▶ Prompt
Find the lines of data that contain the string "matplotlib", then list them.

START Material

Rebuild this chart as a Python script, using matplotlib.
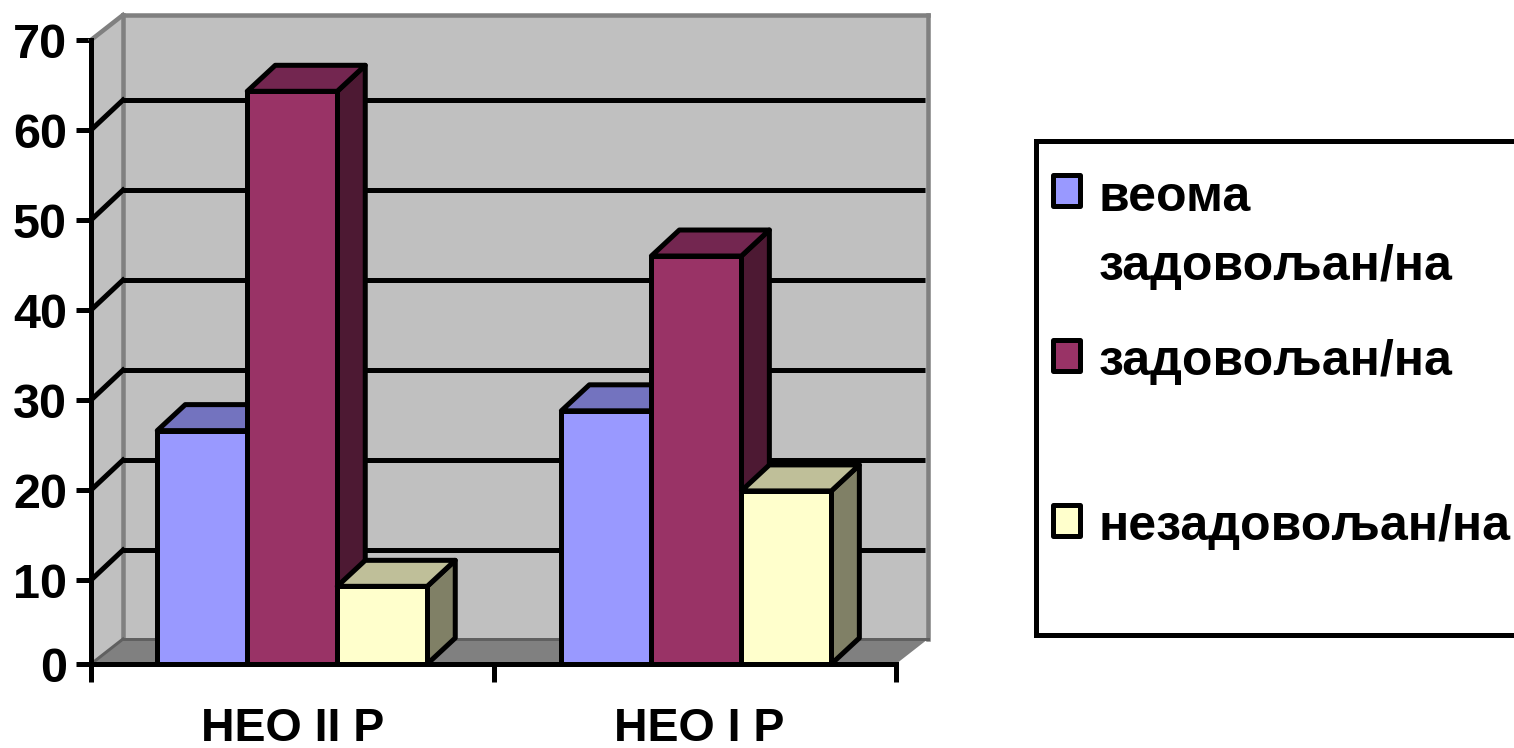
import matplotlib
matplotlib.use("Agg")
import matplotlib.pyplot as plt
from matplotlib.patches import Rectangle

# values
groups = ["НЕО II Р", "НЕО I Р"]
series = ["веома\nзадовољан/на", "задовољан/на", "незадовољан/на"]
vals_very = [26.6, 28.8]
vals_ok = [64.3, 46]
vals_not = [9.3, 19.9]
yticks = [10, 20, 30, 40, 50, 60, 70]

front = ["#9999FF", "#993366", "#FFFFCC"]
top = ["#7373BF", "#732650", "#BFBF99"]
side = ["#4D4D80", "#4D1933", "#808066"]

W, H = 1514, 748
px = 0.72  # points per pixel at dpi 100
lw = 5 * px

# the floor of the chart sits a little above the value 0
floor = 0.67

fig = plt.figure(figsize=(W / 100, H / 100), dpi=100, facecolor="white")
ax = fig.add_axes([91 / W, 1 - 664 / H, 805 / W, 624 / H])
ax.set_xlim(0, 2)
ax.set_ylim(floor, 70)
ax.patch.set_visible(False)

# pixel sizes turned into data units
ux = 2 / 805
uy = (70 - floor) / 624
wall_dx, wall_dy = 32 * ux, 25 * uy
grid_dy = 30 * uy
bar_dx, bar_dy = 28 * ux, 26 * uy
bar_w = 90 * ux

# walls and floor
ax.fill([0, wall_dx, wall_dx, 0], [floor, floor + wall_dy, 70 + wall_dy, 70], color="#C0C0C0", lw=0,
        clip_on=False, zorder=1)
ax.fill([wall_dx, 2 + wall_dx, 2 + wall_dx, wall_dx], [floor + wall_dy, floor + wall_dy, 70 + wall_dy, 70 + wall_dy],
        color="#C0C0C0", lw=0, clip_on=False, zorder=1)
ax.fill([0, 2, 2 + wall_dx, wall_dx], [floor, floor, floor + wall_dy, floor + wall_dy], color="#808080", lw=0,
        clip_on=False, zorder=1)
edge = dict(color="#808080", lw=4.5 * px, clip_on=False, zorder=2, solid_capstyle="projecting")
ax.plot([wall_dx, wall_dx], [floor + wall_dy, 70 + wall_dy], **edge)
ax.plot([wall_dx, 2 + wall_dx], [70 + wall_dy, 70 + wall_dy], **edge)
ax.plot([2 + wall_dx, 2 + wall_dx], [floor + wall_dy, 70 + wall_dy], **edge)
ax.plot([0, wall_dx], [70, 70 + wall_dy], **edge)
ax.plot([wall_dx, 2 + wall_dx], [floor + wall_dy, floor + wall_dy], color="#606060", lw=3 * px, clip_on=False, zorder=2)
ax.plot([0, wall_dx], [floor, floor + wall_dy], color="#606060", lw=3 * px, clip_on=False, zorder=2)

# gridlines run along the side wall and the back wall
for v in yticks[:-1]:
    ax.plot([0, wall_dx], [v, v + grid_dy], color="black", lw=lw, clip_on=False, zorder=3)
    ax.plot([wall_dx, 2 + wall_dx - 3 * ux], [v + grid_dy, v + grid_dy], color="black", lw=lw,
            clip_on=False, zorder=3, solid_capstyle="butt")

# bars
group_pos = [0.5, 1.504]
z = 4
for g in range(len(groups)):
    heights = [vals_very[g], vals_ok[g], vals_not[g]]
    left = group_pos[g] - 1.5 * bar_w
    for i, h in enumerate(heights):
        x0 = left + i * bar_w
        x1 = x0 + bar_w
        style = dict(edgecolor="black", lw=lw, clip_on=False, joinstyle="round", zorder=z)
        ax.fill([x1, x1 + bar_dx, x1 + bar_dx, x1], [floor, floor + bar_dy, h + bar_dy, h], facecolor=side[i], **style)
        ax.fill([x0, x1, x1 + bar_dx, x0 + bar_dx], [h, h, h + bar_dy, h + bar_dy], facecolor=top[i], **style)
        ax.bar(x0, h - floor, bottom=floor, width=bar_w, align="edge", color=front[i], **style)
        z += 1

# axes lines and ticks
for s in ["top", "right"]:
    ax.spines[s].set_visible(False)
for s in ["left", "bottom"]:
    ax.spines[s].set_linewidth(lw)
    ax.spines[s].set_zorder(20)
ax.set_yticks([floor] + yticks)
ax.set_yticklabels(["0"] + [str(v) for v in yticks])
ax.set_xticks([0, 1, 2])
ax.set_xticklabels([])
ax.set_xticks([0.5, 1.512], minor=True)
ax.set_xticklabels(groups, minor=True)
ax.tick_params(axis="y", length=15 * px, width=lw, pad=9 * px, labelsize=35)
ax.tick_params(axis="x", which="major", length=18 * px, width=lw)
ax.tick_params(axis="x", which="minor", length=0, pad=43 * px, labelsize=33.5)
for t in ax.get_yticklabels() + ax.get_xticklabels(minor=True):
    t.set_fontfamily("Liberation Sans")
    t.set_fontweight("bold")

# legend box, it runs off the right side of the picture
lg = fig.add_axes([0, 0, 1, 1])
lg.set_xlim(0, W)
lg.set_ylim(H, 0)
lg.axis("off")
lg.add_patch(Rectangle((1036, 141), 600, 494, facecolor="white", edgecolor="black", lw=lw))
marker_y = [175, 340, 505]
text_y = [280, 375, 540]
for i, name in enumerate(series):
    lg.add_patch(Rectangle((1053, marker_y[i]), 27, 31, facecolor=front[i], edgecolor="black", lw=lw,
                           joinstyle="round"))
    lg.text(1099, text_y[i], name, fontsize=36, fontweight="bold", family="Liberation Sans",
            va="baseline", ha="left", linespacing=1.65)

fig.savefig("out.png", dpi=100)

END Material

▶ Solution for this task
Rebuild this chart as a Python script, using matplotlib.
import matplotlib
matplotlib.use("Agg")
import matplotlib.pyplot as plt
from matplotlib.patches import Rectangle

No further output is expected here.